Loon

Stratospheric transport, jets, and a better simulation of ozone’s fingerprint on Antarctic climate

Bodeker Scientific Contacts
Greg Bodeker

Funding Programme
New Zealand Antarctic Research Institute

Duration
2014 - 2015

Background

Stratospheric transport, and in particular barriers to transport, largely determines the distribution of radiatively active gases (e.g. ozone) and hence their fingerprint on the warming of the atmosphere. These processes are often not well simulated in atmosphere-ocean global climate models.

Hundreds of long-duration stratospheric balloons were flown by Google to provide internet access to remote locations (see here) .
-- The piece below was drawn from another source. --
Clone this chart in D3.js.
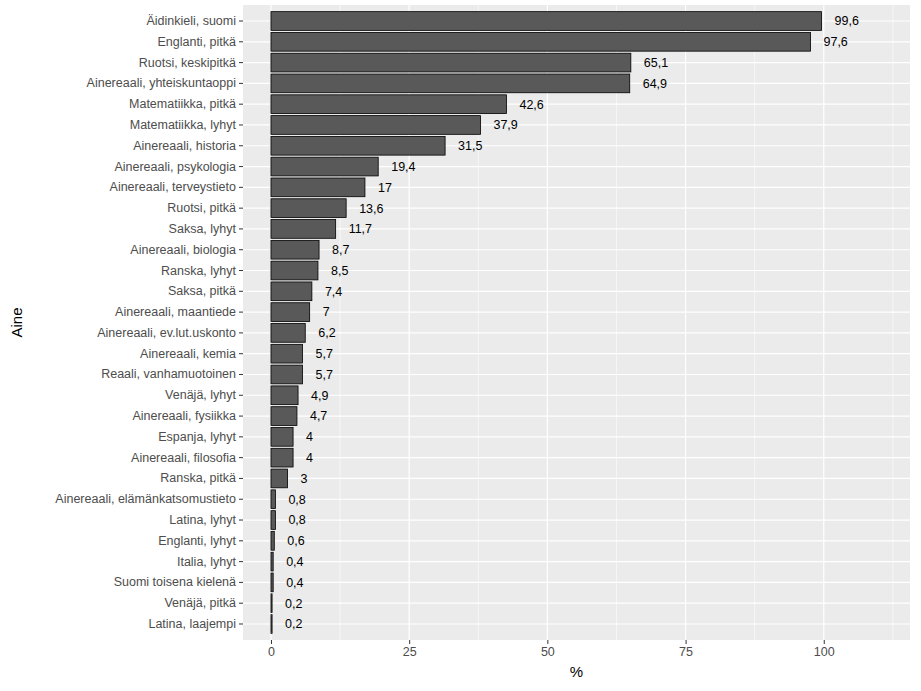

Bodeker Scientific used Loon balloon position data to reveal in unprecedented detail the transport processes, and small-scale turbulent diffusion processes, active in the southern high latitude stratosphere. Our research contributed to fundamental understanding of stratospheric dynamics and its role in climate. This was a small (1 year) research project funded through the New Zealand Antarctic Research Institute.

Research Aims

The main purpose of this project was to analyse an unprecedented database of stratospheric air parcel trajectories obtained from a suite of many hundreds (eventually many thousands) of stratospheric long-duration balloons to identify, describe, and better understand large-scale transport processes and small-scale turbulent diffusion processes that drive irreversible mixing of air masses in the stratosphere.

Transport processes are resolved by current models (e.g. 0.5°×0.5° model grids) and are therefore also resolved in reanalyses which assimilate available observations into these models. On the other hand, small-scale turbulent diffusion processes, and other processes smaller than the grid resolution such as gravity waves, are not resolved at current model resolution and must be parameterized. Improved understanding of these processes is the foundation for better simulating the morphology of fields of radiatively active gases and their fingerprint on the climate system.

Our goals:

  • Greatly add to fundamental understanding of the physical processes that drive large-scale transport resolved by models and processes that drive small-scale turbulent diffusion that causes irreversible mixing and is unresolved in models.

  • Provide much needed validation of meteorological reanalyses products over Southern Hemisphere middle and high latitudes. The outcomes from this study may then contribute to the SPARC (Stratosphere-troposphere Processes And their Role in Climate) reanalysis intercomparison project (S-RIP).

  • Better understand the dynamical containment properties of the Antarctic stratospheric vortex which determine the steepness of tracer gradients across the vortex edge, the pattern of radiative forcing, and hence the strength of stratospheric jets.